Dynamic 2.0 GGUF (text only)
Dynamic 4-bit Instruct (to fine-tune)
16-bit Instruct

See all our Gemma 3n uploads including base and more formats in our collection here.

🖥️ Running Gemma 3n

Currently Gemma 3n is only supported in text format for inference.

According to the Gemma team, the official recommended settings for inference:

temperature = 1.0, top_k = 64, top_p = 0.95, min_p = 0.0

  • Temperature of 1.0

  • Top_K of 64

  • Min_P of 0.00 (optional, but 0.01 works well, llama.cpp default is 0.1)

  • Top_P of 0.95

  • Repetition Penalty of 1.0. (1.0 means disabled in llama.cpp and transformers)

  • Chat template:

    <bos><start_of_turn>user\nHello!<end_of_turn>\n<start_of_turn>model\nHey there!<end_of_turn>\n<start_of_turn>user\nWhat is 1+1?<end_of_turn>\n<start_of_turn>model\n
  • Chat template with \nnewlines rendered (except for the last)

<bos><start_of_turn>user
Hello!<end_of_turn>
<start_of_turn>model
Hey there!<end_of_turn>
<start_of_turn>user
What is 1+1?<end_of_turn>
<start_of_turn>model\n

🦙 Tutorial: How to Run Gemma 3n in Ollama

  1. Install ollama if you haven't already!

apt-get update
apt-get install pciutils -y
curl -fsSL https://ollama.com/install.sh | sh
  1. Run the model! Note you can call ollama servein another terminal if it fails! We include all our fixes and suggested parameters (temperature etc) in params in our Hugging Face upload!

ollama run hf.co/unsloth/gemma-3n-E4B-it-GGUF:UD-Q4_K_XL

📖 Tutorial: How to Run Gemma 3n in llama.cpp

  1. Obtain the latest llama.cpp on GitHub here. You can follow the build instructions below as well. Change -DGGML_CUDA=ON to -DGGML_CUDA=OFF if you don't have a GPU or just want CPU inference.

apt-get update
apt-get install pciutils build-essential cmake curl libcurl4-openssl-dev -y
git clone https://github.com/ggerganov/llama.cpp
cmake llama.cpp -B llama.cpp/build \
    -DBUILD_SHARED_LIBS=ON -DGGML_CUDA=ON -DLLAMA_CURL=ON
cmake --build llama.cpp/build --config Release -j --clean-first --target llama-quantize llama-cli llama-gguf-split llama-mtmd-cli
cp llama.cpp/build/bin/llama-* llama.cpp
  1. If you want to use llama.cpp directly to load models, you can do the below: (:Q4_K_XL) is the quantization type. You can also download via Hugging Face (point 3).
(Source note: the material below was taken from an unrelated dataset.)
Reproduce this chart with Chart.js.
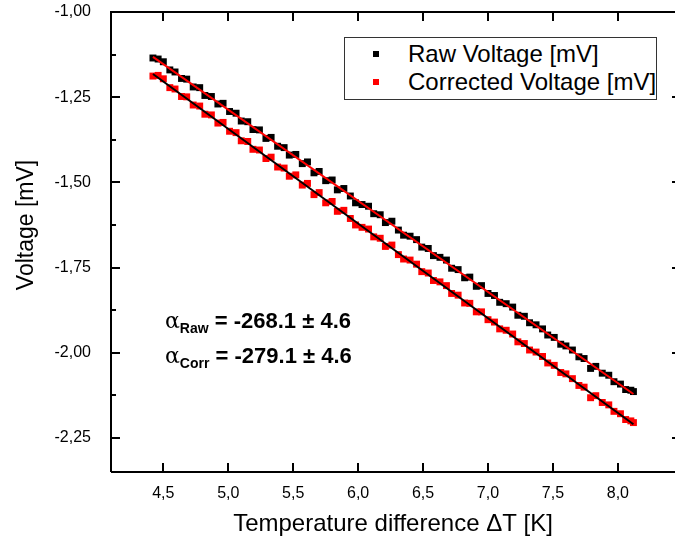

This is similar to ollama run

./llama.cpp/llama-cli -hf unsloth/gemma-3n-E4B-it-GGUF:UD-Q4_K_XL -ngl 99 --jinja
  1. OR download the model via (after installing pip install huggingface_hub hf_transfer ). You can choose Q4_K_M, or other quantized versions (like BF16 full precision).
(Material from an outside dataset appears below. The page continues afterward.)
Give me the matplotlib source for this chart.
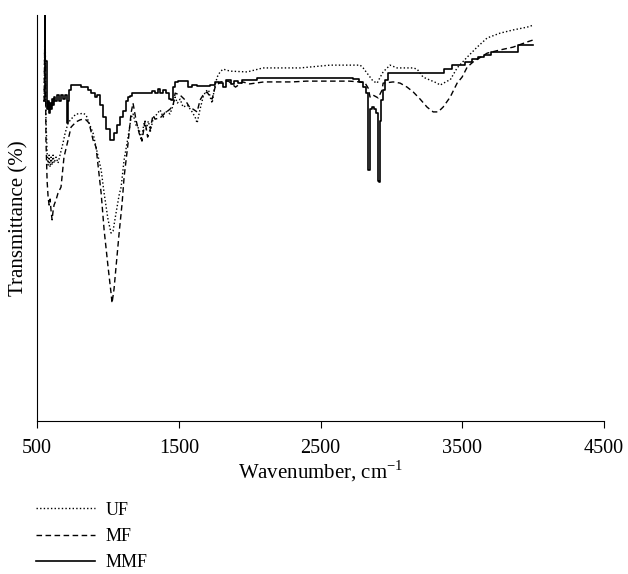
"""FTIR spectra of UF, MF and MMF resins (transmittance vs wavenumber)."""

import matplotlib
matplotlib.use("Agg")
import matplotlib.pyplot as plt  # noqa: E402

plt.rcParams["font.family"] = ["Liberation Serif", "DejaVu Serif"]
plt.rcParams["mathtext.fontset"] = "custom"
plt.rcParams["mathtext.rm"] = "Liberation Serif"

# ---- data (wavenumber cm-1, transmittance a.u.) ----
uf_wn = [550, 556, 563, 571, 578, 585, 592, 599, 606, 613, 620, 634, 648, 655,
         669, 683, 698, 719, 740, 754, 775, 803, 825, 846, 867, 895, 916, 952,
         973, 1001, 1022, 1036, 1057, 1079, 1093, 1114, 1142, 1163, 1177, 1198,
         1220, 1234, 1255, 1270, 1285, 1300, 1318, 1340, 1368, 1390, 1403, 1438,
         1460, 1474, 1490, 1509, 1530, 1560, 1590, 1615, 1629, 1650, 1671, 1690,
         1710, 1721, 1735, 1750, 1770, 1791, 1812, 1862, 1982, 2094, 2356, 2567,
         2779, 2800, 2849, 2870, 2899, 2913, 2941, 2990, 3040, 3153, 3181, 3223,
         3322, 3343, 3393, 3414, 3463, 3534, 3604, 3675, 3766, 3858, 3957, 4000]
uf_t = [80, 101.5, 75, 67, 64, 66.5, 63.5, 66, 64, 66.5, 64.5, 66, 64.5, 65.5,
        67.5, 69.5, 72, 74.5, 75.5, 76, 76.8, 76.8, 77, 76.5, 74.5, 72, 68.5, 62.8,
        57, 50.3, 47, 47.5, 52, 56.5, 58.5, 65.3, 71, 75.8, 76.8, 74,
        73, 70.3, 74.5, 73, 75, 72.5, 75.5, 76.5, 77.8, 76, 77.5, 76.8,
        79, 81, 79.5, 80.5, 78.5, 79, 77.5, 76, 74.5, 78, 81, 82.5,
        82.8, 81, 79.5, 83, 86, 87.3, 88, 87.5, 87.3, 88.3, 88.3, 89,
        89, 88.3, 86, 85, 84.5, 85.5, 87.3, 89, 88.3, 88.3, 88, 86,
        84.5, 84, 85, 85.3, 88.3, 91, 93.5, 95.8, 97, 97.8, 98.5, 99]

mf_wn = [550, 556, 563, 571, 578, 585, 592, 599, 606, 613, 620, 634, 648, 669,
         690, 719, 740, 775, 803, 825, 846, 867, 895, 916, 952, 973, 1001, 1022,
         1029, 1043, 1057, 1079, 1100, 1114, 1142, 1163, 1177, 1198, 1220, 1240,
         1262, 1280, 1297, 1318, 1332, 1368, 1403, 1438, 1460, 1474, 1509, 1544,
         1579, 1600, 1629, 1650, 1671, 1699, 1721, 1735, 1756, 1791, 1850, 1900,
         1950, 2000, 2100, 2200, 2300, 2400, 2500, 2600, 2700, 2779, 2814, 2835,
         2849, 2870, 2906, 2934, 2941, 3012, 3061, 3110, 3153, 3202, 3251, 3294,
         3329, 3364, 3414, 3463, 3498, 3534, 3576, 3675, 3766, 3858, 3957, 4000]
mf_t = [80, 101.5, 70, 60, 56, 54, 55.5, 52.5, 50.3, 52.5, 54, 55.3, 57, 58.5,
        66, 70.3, 73.5, 74.8, 75.3, 75.5, 75.3, 74.5, 70.3, 68.5, 57, 47.8, 38.5, 32,
        29.5, 33, 38.5, 47, 54.5, 61, 69.5, 77, 79.5, 75.3, 72, 70,
        75, 71, 72.8, 76.5, 75.5, 75.8, 77, 78, 79, 82, 81.5, 80.3,
        78.3, 78, 77.3, 80.3, 81.5, 82.3, 81, 80.5, 83.5, 84.8, 85, 83.5,
        84.8, 84.3, 84.8, 84.8, 84.8, 85, 85, 85, 85, 84.8, 84.5, 83.3,
        81, 81.5, 80.8, 82.8, 84.5, 84.8, 84.5, 83.5, 82.3, 80.5, 78.5, 77.3,
        77.3, 78.5, 81, 84.5, 86, 88.5, 89.8, 92, 92.8, 93.5, 94.8, 95.3]

mmf_wn = [550, 556, 563, 571, 578, 585, 592, 599, 606, 613, 620, 634, 648, 662,
          676, 690, 705, 712, 719, 733, 747, 775, 800, 825, 846, 867, 895, 916,
          930, 952, 973, 1001, 1022, 1036, 1050, 1071, 1093, 1114, 1135, 1149,
          1163, 1177, 1300, 1318, 1340, 1360, 1380, 1400, 1417, 1438, 1452, 1466,
          1474, 1509, 1544, 1579, 1600, 1650, 1700, 1735, 1770, 1800, 1820, 1850,
          1880, 1900, 1930, 1960, 2000, 2100, 2200, 2300, 2400, 2500, 2600, 2700,
          2758, 2790, 2814, 2828, 2835, 2842, 2849, 2870, 2885, 2899, 2906, 2913,
          2920, 2934, 2948, 2962, 2990, 3100, 3200, 3300, 3364, 3370, 3420, 3440,
          3505, 3530, 3600, 3625, 3680, 3717, 3800, 3886, 3900, 4000]
mmf_t = [80, 101.5, 90, 78, 80, 77, 79.5, 78, 80.5, 79, 81, 80, 81.5, 80,
         81.5, 80.5, 81.5, 74.5, 80, 82.8, 84, 84, 84, 83.5, 83.5, 82.8, 82, 81,
         81.5, 79, 76, 73, 70.3, 70.3, 72, 74, 76, 77.5, 80, 81,
         81.3, 82, 82, 82.5, 82, 83, 82, 82.8, 82, 80.5, 80.3, 83.5,
         84.8, 85, 85, 83.5, 84, 83.8, 83.8, 84, 84.8, 84.5, 83.5, 85.3,
         84.3, 85, 84.5, 85.3, 85.3, 85.8, 85.8, 85.8, 85.8, 85.8, 85.8, 85.8,
         85.5, 84.8, 83.5, 82, 62.8, 62.8, 78, 78.5, 78, 77, 60, 59.8,
         75, 80.3, 82.8, 85.3, 87, 87, 87, 87, 87, 88, 88, 89,
         89, 89.8, 90.5, 91, 91.5, 92.3, 92.3, 92.3, 94, 94]

labels = ["UF", "MF", "MMF"]
x_ticks = [500, 1500, 2500, 3500, 4500]


def main():
    fig = plt.figure(figsize=(6.28, 5.74), dpi=100)
    ax = fig.add_axes([0.059, 0.2666, 0.903, 0.707])

    l1, = ax.plot(uf_wn, uf_t, color="black", lw=1.0, ls=(0, (1, 1.6)))
    l2, = ax.plot(mf_wn, mf_t, color="black", lw=1.0, ls=(0, (4, 2.5)))
    l3, = ax.plot(mmf_wn, mmf_t, color="black", lw=1.2, drawstyle="steps-mid")

    ax.set_xlim(500, 4500)
    ax.set_ylim(0, 101.5)
    ax.set_xticks(x_ticks)
    ax.set_yticks([])
    ax.tick_params(axis="x", direction="out", length=5, pad=8, labelsize=14.5)
    for s in ("top", "right"):
        ax.spines[s].set_visible(False)

    ax.set_xlabel(r"Wavenumber, cm$^{\mathrm{-1}}$", fontsize=15, labelpad=0)
    ax.set_ylabel("Transmittance (%)", fontsize=15, labelpad=6)

    fig.legend([l1, l2, l3], labels, loc="upper left",
               bbox_to_anchor=(0.057, 0.126), frameon=False, fontsize=13,
               handlelength=3.3, handletextpad=0.55, labelspacing=0.52,
               borderpad=0, borderaxespad=0)

    fig.savefig("out.png", dpi=100)
    plt.close(fig)


if __name__ == "__main__":
    main()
# !pip install huggingface_hub hf_transfer
import os
os.environ["HF_HUB_ENABLE_HF_TRANSFER"] = "1"
from huggingface_hub import snapshot_download
snapshot_download(
    repo_id = "unsloth/gemma-3n-E4B-it-GGUF",
    local_dir = "unsloth/gemma-3n-E4B-it-GGUF",
    allow_patterns = ["*UD-Q4_K_XL*", "mmproj-BF16.gguf"], # For Q4_K_XL
)
  1. Run the model.

  2. Edit --threads 32 for the number of CPU threads, --ctx-size 16384 for context length (Gemma 3 supports 32K context length!), --n-gpu-layers 99 for GPU offloading on how many layers. Try adjusting it if your GPU goes out of memory. Also remove it if you have CPU only inference.
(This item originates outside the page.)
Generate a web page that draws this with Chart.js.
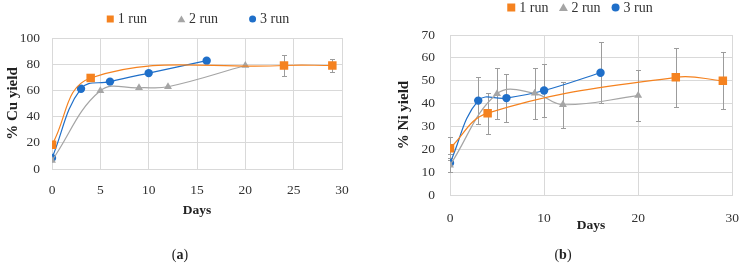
<!DOCTYPE html>
<html>
<head>
<meta charset="utf-8">
<script src="https://cdn.jsdelivr.net/npm/chart.js@4/dist/chart.umd.min.js"></script>
<style>
  body { margin: 0; background: #fff; }
  #wrap { position: relative; width: 754px; height: 267px; overflow: hidden; }
  canvas { position: absolute; top: 0; }
  .cap { position: absolute; top: 247px; font: 14px "Liberation Serif", serif; color: #222; transform: translateX(-50%); }
</style>
</head>
<body>
<div id="wrap">
  <canvas id="cuChart" width="377" height="267" style="left:0"></canvas>
  <canvas id="niChart" width="377" height="267" style="left:377px"></canvas>
  <div class="cap" style="left:180px">(<b>a</b>)</div>
  <div class="cap" style="left:563px">(<b>b</b>)</div>
</div>
<script>
// series labels
const runLabels = ["1 run", "2 run", "3 run"];

// (a) Cu yield
const cuRun1Days = [0, 4, 24, 29];
const cuRun1 = [18.5, 69.5, 79, 79];
const cuRun1Err = [0, 0, 8, 5.3];
const cuRun2Days = [0, 5, 9, 12, 20];
const cuRun2 = [6.5, 59.7, 62, 62.8, 79];
const cuRun2Err = [0, 0, 0, 0, 0];
const cuRun3Days = [0, 3, 6, 10, 16];
const cuRun3 = [8.4, 61.3, 66.7, 73.2, 82.7];
const cuRun3Err = [0, 0, 0, 0, 0];

// (b) Ni yield
const niRun1Days = [0, 4, 24, 29];
const niRun1 = [20.5, 35.8, 51.5, 50];
const niRun1Err = [5, 9, 13, 12.5];
const niRun2Days = [0, 5, 9, 12, 20];
const niRun2 = [13, 44.3, 44.5, 39.5, 43.5];
const niRun2Err = [3, 11.2, 11.2, 10, 11];
const niRun3Days = [0, 3, 6, 10, 16];
const niRun3 = [14, 41.3, 42.4, 45.7, 53.5];
const niRun3Err = [3.8, 10.3, 10.6, 11.5, 13.3];

const ORANGE = "#F5821F";
const GRAY = "#A5A5A5";
const BLUE = "#1F6FC9";
const GRID = "#D9D9D9";
const TEXT = "#333";
const SERIF = "'Liberation Serif', 'Times New Roman', serif";

const toPoints = (days, vals) => days.map((d, i) => ({ x: d, y: vals[i] }));

// vertical error bars, drawn through the chart's own scales
const errorBars = {
    id: "errorBars",
    beforeDatasetsDraw(chart) {
        const { ctx, scales: { x, y } } = chart;
        ctx.save();
        ctx.strokeStyle = "#9C9C9C";
        ctx.lineWidth = 1;
        chart.data.datasets.forEach(ds => {
            if (!ds.errors) { return; }
            ds.data.forEach((p, i) => {
                const e = ds.errors[i];
                if (!e) { return; }
                const px = Math.round(x.getPixelForValue(p.x)) + 0.5;
                const top = Math.round(y.getPixelForValue(p.y + e)) + 0.5;
                const bot = Math.round(y.getPixelForValue(p.y - e)) + 0.5;
                ctx.beginPath();
                ctx.moveTo(px, top); ctx.lineTo(px, bot);
                ctx.moveTo(px - 2.5, top); ctx.lineTo(px + 2.5, top);
                ctx.moveTo(px - 2.5, bot); ctx.lineTo(px + 2.5, bot);
                ctx.stroke();
            });
        });
        ctx.restore();
    }
};

// one-row legend that can sit off the plot centre like the original
const runLegend = {
    id: "runLegend",
    afterDraw(chart, args, opts) {
        const ctx = chart.ctx;
        ctx.save();
        ctx.font = "14px " + SERIF;
        ctx.textBaseline = "middle";
        const items = chart.data.datasets.map(ds => ({ ds, tw: ctx.measureText(ds.label).width }));
        const total = items.reduce((s, it) => s + opts.box + 4 + it.tw, 0) + opts.gap * (items.length - 1);
        let x = opts.cx - total / 2;
        items.forEach(it => {
            const style = it.ds.pointStyle;
            const r = style === "rect" ? opts.box / 1.414 : style === "triangle" ? opts.box / 1.55 : opts.box / 2;
            ctx.fillStyle = it.ds.backgroundColor;
            Chart.helpers.drawPoint(ctx, { pointStyle: style, radius: r, rotation: 0, borderWidth: 0 }, x + opts.box / 2, opts.y + (style === "triangle" ? 1 : 0));
            ctx.fillStyle = TEXT;
            ctx.fillText(it.ds.label, x + opts.box + 4, opts.y + 0.5);
            x += opts.box + 4 + it.tw + opts.gap;
        });
        ctx.restore();
    }
};

function makeDatasets(series) {
    const styles = [
        { color: ORANGE, pointStyle: "rect", radius: 6 },
        { color: GRAY, pointStyle: "triangle", radius: 4.6 },
        { color: BLUE, pointStyle: "circle", radius: 4.2 },
    ];
    return series.map((s, i) => ({
        label: runLabels[i],
        data: toPoints(s.days, s.vals),
        errors: s.errs,
        showLine: true,
        tension: 0.4,
        borderColor: styles[i].color,
        backgroundColor: styles[i].color,
        borderWidth: 1.2,
        pointStyle: styles[i].pointStyle,
        pointRadius: styles[i].radius,
        pointBorderWidth: 0,
        pointBackgroundColor: styles[i].color,
    }));
}

function makeChart(canvasId, cfg) {
    return new Chart(document.getElementById(canvasId), {
        type: "scatter",
        data: { datasets: makeDatasets(cfg.series) },
        options: {
            responsive: false,
            animation: false,
            layout: { padding: cfg.padding },
            plugins: {
                legend: { display: false },
                tooltip: { enabled: false },
                runLegend: cfg.legend,
            },
            scales: {
                x: {
                    type: "linear", min: 0, max: 30,
                    grid: { color: GRID, drawTicks: false },
                    border: { color: GRID },
                    ticks: { stepSize: cfg.xStep, padding: cfg.xTickPad, color: TEXT, font: { family: SERIF, size: 13.5 } },
                    title: { display: true, text: "Days", color: "#222", padding: 0, font: { family: SERIF, size: 13.5, weight: "bold" } },
                    afterFit: s => { s.height = cfg.xHeight; },
                },
                y: {
                    min: 0, max: cfg.yMax,
                    grid: { color: GRID, drawTicks: false },
                    border: { color: GRID },
                    ticks: { stepSize: cfg.yStep, padding: cfg.yTickPad, color: TEXT, font: { family: SERIF, size: 13.5 } },
                    title: { display: true, text: cfg.yTitle, color: "#222", padding: 0, font: { family: SERIF, size: 15, weight: "bold" } },
                    afterFit: s => { s.width = cfg.yWidth; },
                },
            },
        },
        plugins: [errorBars, runLegend],
    });
}

makeChart("cuChart", {
    series: [
        { days: cuRun1Days, vals: cuRun1, errs: cuRun1Err },
        { days: cuRun2Days, vals: cuRun2, errs: cuRun2Err },
        { days: cuRun3Days, vals: cuRun3, errs: cuRun3Err },
    ],
    padding: { left: 4, right: 35, top: 38, bottom: 48 },
    legend: { cx: 198, y: 19, gap: 31, box: 7 },
    xStep: 5, xTickPad: 13, xHeight: 50,
    yMax: 100, yStep: 20, yTickPad: 12, yWidth: 48,
    yTitle: "% Cu yield",
});

makeChart("niChart", {
    series: [
        { days: niRun1Days, vals: niRun1, errs: niRun1Err },
        { days: niRun2Days, vals: niRun2, errs: niRun2Err },
        { days: niRun3Days, vals: niRun3, errs: niRun3Err },
    ],
    padding: { left: 18, right: 9, top: 35, bottom: 33 },
    legend: { cx: 203, y: 7.5, gap: 11, box: 8 },
    xStep: 10, xTickPad: 15, xHeight: 39,
    yMax: 70, yStep: 10, yTickPad: 15, yWidth: 55,
    yTitle: "% Ni yield",
});
</script>
</body>
</html>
  3. For conversation mode:

./llama.cpp/llama-cli \
    --model unsloth/gemma-3n-E4B-it-GGUF/gemma-3n-E4B-it-UD-Q4_K_XL.gguf \
    --ctx-size 32768 \
    --n-gpu-layers 99 \
    --seed 3407 \
    --prio 2 \
    --temp 0.0 \
    --repeat-penalty 1.0 \
    --min-p 0.00 \
    --top-k 64 \
    --top-p 0.95
  1. For non conversation mode to test Flappy Bird:

./llama.cpp/llama-cli \
    --model unsloth/gemma-3n-E4B-it-GGUF/gemma-3n-E4B-it-UD-Q4_K_XL.gguf \
    --ctx-size 32768 \
    --n-gpu-layers 99 \
    --seed 3407 \
    --prio 2 \
    --temp 0.0 \
    --repeat-penalty 1.0 \
    --min-p 0.00 \
    --top-k 64 \
    --top-p 0.95 \
    -no-cnv \
    --prompt "<start_of_turn>user\nCreate a Flappy Bird game in Python. You must include these things:\n1. You must use pygame.\n2. The background color should be randomly chosen and is a light shade. Start with a light blue color.\n3. Pressing SPACE multiple times will accelerate the bird.\n4. The bird's shape should be randomly chosen as a square, circle or triangle. The color should be randomly chosen as a dark color.\n5. Place on the bottom some land colored as dark brown or yellow chosen randomly.\n6. Make a score shown on the top right side. Increment if you pass pipes and don't hit them.\n7. Make randomly spaced pipes with enough space. Color them randomly as dark green or light brown or a dark gray shade.\n8. When you lose, show the best score. Make the text inside the screen. Pressing q or Esc will quit the game. Restarting is pressing SPACE again.\nThe final game should be inside a markdown section in Python. Check your code for errors and fix them before the final markdown section.<end_of_turn>\n<start_of_turn>model\n"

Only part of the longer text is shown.